We won’t prove this, but note that it makes sense, since the minimum number of inversions is 0, and the maximum is $(n*(n-1))/2$, so it makes intuitive sense that the average would be the midpoint of these two values.

4.2 A Speed Limit on Adjacent-Swap Sorting

Now, the result we have been working toward:

Theorem: Any sorting algorithm that only swaps adjacent elements has average time no faster than $O(n^2)$.

Proof

Swapping 2 adjacent elements in an array removes at most 1 inversion.

But on average, there are $O(n^2)$ inversions, so the total number of swaps required is at least $O(n^2)$.

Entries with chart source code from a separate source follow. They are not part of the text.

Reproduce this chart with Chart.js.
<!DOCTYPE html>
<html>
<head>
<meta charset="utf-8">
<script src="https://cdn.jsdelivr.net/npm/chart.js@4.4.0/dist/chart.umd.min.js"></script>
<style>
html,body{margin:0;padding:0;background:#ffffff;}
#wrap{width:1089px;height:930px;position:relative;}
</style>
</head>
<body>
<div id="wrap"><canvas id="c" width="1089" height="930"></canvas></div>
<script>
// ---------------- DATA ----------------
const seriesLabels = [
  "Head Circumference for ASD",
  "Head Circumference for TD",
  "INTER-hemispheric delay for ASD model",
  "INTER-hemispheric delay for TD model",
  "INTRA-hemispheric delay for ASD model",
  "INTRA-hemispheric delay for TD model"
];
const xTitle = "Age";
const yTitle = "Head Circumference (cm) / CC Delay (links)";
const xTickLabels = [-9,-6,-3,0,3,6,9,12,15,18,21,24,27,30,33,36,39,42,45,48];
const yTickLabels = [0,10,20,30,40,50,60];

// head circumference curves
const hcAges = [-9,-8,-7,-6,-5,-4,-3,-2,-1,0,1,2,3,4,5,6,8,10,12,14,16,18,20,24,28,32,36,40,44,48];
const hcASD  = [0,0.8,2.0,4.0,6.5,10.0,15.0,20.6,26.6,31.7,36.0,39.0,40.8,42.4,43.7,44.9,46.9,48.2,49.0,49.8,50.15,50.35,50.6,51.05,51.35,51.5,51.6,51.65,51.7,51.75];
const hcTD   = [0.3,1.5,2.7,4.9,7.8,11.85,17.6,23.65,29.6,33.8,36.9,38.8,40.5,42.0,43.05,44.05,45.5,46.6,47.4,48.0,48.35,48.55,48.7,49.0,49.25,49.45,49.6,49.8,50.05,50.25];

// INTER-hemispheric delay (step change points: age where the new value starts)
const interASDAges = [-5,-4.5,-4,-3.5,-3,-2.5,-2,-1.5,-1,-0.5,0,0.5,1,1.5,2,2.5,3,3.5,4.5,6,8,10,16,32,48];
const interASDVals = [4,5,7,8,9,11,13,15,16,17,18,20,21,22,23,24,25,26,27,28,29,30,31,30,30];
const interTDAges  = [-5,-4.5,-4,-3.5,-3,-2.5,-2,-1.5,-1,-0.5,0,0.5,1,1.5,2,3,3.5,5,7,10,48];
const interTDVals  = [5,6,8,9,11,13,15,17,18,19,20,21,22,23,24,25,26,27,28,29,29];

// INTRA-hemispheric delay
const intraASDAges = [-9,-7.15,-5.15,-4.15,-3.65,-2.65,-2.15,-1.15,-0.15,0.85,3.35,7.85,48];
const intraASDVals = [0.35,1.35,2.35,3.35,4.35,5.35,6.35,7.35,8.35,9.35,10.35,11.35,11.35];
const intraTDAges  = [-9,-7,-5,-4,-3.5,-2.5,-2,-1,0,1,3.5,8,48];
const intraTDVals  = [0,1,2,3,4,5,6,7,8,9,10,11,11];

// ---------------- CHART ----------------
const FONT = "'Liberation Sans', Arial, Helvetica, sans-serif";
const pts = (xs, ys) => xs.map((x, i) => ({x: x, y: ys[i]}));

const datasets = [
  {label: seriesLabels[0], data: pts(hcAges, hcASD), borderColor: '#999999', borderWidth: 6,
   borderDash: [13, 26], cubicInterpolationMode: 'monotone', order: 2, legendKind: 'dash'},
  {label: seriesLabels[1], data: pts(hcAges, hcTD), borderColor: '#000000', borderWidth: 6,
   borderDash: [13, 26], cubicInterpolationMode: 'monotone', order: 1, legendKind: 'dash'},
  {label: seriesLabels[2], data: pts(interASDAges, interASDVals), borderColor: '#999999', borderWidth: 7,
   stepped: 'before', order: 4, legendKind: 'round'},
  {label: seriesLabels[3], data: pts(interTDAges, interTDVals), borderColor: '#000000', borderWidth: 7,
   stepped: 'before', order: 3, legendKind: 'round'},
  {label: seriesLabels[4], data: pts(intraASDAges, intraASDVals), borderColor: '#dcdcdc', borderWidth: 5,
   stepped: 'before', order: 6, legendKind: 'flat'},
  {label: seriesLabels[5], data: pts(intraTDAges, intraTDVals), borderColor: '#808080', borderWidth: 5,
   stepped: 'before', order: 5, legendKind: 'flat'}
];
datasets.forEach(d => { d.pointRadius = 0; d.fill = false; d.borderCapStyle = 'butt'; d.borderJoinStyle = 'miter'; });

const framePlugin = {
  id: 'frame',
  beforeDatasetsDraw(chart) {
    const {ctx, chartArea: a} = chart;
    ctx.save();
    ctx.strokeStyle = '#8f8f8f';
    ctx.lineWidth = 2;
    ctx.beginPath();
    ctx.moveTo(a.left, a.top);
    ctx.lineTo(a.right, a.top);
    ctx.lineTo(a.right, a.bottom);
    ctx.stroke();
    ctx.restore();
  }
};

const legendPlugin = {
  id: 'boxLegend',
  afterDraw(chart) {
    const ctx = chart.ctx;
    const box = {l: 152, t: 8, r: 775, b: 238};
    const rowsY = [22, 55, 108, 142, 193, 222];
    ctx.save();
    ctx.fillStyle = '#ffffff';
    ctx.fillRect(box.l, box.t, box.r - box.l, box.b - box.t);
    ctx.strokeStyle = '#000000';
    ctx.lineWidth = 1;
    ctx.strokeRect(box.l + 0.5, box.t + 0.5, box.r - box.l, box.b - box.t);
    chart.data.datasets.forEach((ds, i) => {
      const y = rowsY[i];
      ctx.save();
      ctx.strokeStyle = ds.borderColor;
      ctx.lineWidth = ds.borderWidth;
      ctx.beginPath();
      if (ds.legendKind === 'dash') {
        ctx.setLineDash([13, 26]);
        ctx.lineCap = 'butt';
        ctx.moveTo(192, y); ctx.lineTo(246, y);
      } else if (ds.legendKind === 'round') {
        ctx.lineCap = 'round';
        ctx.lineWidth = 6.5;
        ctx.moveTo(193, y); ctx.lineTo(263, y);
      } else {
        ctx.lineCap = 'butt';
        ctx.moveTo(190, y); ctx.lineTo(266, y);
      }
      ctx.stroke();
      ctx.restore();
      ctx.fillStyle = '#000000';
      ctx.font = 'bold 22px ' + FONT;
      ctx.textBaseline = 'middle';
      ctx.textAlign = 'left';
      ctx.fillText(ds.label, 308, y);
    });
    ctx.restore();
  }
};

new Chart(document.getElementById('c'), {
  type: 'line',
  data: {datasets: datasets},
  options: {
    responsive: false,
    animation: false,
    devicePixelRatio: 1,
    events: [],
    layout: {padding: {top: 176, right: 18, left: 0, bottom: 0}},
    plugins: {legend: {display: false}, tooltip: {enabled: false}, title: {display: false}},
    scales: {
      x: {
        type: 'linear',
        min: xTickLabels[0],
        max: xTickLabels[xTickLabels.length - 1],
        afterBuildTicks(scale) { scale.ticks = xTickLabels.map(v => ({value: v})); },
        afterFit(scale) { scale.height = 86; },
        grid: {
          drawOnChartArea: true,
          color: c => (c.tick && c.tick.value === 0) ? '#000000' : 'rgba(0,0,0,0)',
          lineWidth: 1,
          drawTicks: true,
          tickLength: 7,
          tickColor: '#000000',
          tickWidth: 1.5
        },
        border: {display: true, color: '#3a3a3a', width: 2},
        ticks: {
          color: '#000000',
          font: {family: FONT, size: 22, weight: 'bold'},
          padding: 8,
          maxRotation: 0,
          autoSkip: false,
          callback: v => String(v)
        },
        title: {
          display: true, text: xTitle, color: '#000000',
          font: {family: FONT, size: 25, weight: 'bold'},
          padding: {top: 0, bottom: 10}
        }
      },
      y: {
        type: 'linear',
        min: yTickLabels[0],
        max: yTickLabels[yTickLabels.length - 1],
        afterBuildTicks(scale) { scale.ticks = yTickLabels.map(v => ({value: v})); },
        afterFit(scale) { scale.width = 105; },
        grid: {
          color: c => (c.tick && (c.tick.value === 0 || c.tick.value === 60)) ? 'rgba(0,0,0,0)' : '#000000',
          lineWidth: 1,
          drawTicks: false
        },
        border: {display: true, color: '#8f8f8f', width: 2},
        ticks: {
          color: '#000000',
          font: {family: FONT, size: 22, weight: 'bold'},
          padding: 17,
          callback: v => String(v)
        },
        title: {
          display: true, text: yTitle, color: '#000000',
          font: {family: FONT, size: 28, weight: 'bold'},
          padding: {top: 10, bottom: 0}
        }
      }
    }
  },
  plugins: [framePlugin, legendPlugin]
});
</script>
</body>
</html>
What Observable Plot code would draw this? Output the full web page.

Hence the algorithm as a whole can be no faster than $O(n^2)$.

QED

And,

Corollary: Insertion sort has average case complexity $O(n^2)$.

Proof

Insertion sort is often written like this:

// Weiss 7.2
//
template <typename Comparable>
void insertionSort(vector<Comparable>& v)
{
   for( int p = 1; p < a.size(); ++p)
   {
     // place a[p] into the sublist
     //   a[0] ... a[i-1], 1 <= i < p,
     //   so it is in the correct position
     Comparable tmp = std::move( a[p] );
     
     int j;
      // locate insertion point by scanning downward as long
      // as tmp < a[j-1] and we have not encountered the
      // beginning of the list
     for( j = p; j > 0 && a[j] < a[j-1]; --j)
         std::swap(a[j], a[j-1]);
      // the location is found; insert target
      // a[j] = std::move( tmp );

   }
}

and it is clear that this version only exchanges adjacent elements.

By the theorem just given, the best average case complexity we could therefore get is $O(n^2)$.

The theorem does not preclude an average case complexity even slower than that, but we know that the worst case complexity is also $O(n^2)$, and the average case can’t be any slower than the worst case.

So we conclude that the average case complexity is, indeed, $O(n^2)$.

Our actual algorithm replaces the swap call with a single assignment, cutting the cost of the inner loop body in half. But that’s just a reduction by a constant multiplier, which cannot affect the overall complexity. So the actual algorithm given at the top of the page is also $O(n^2)$.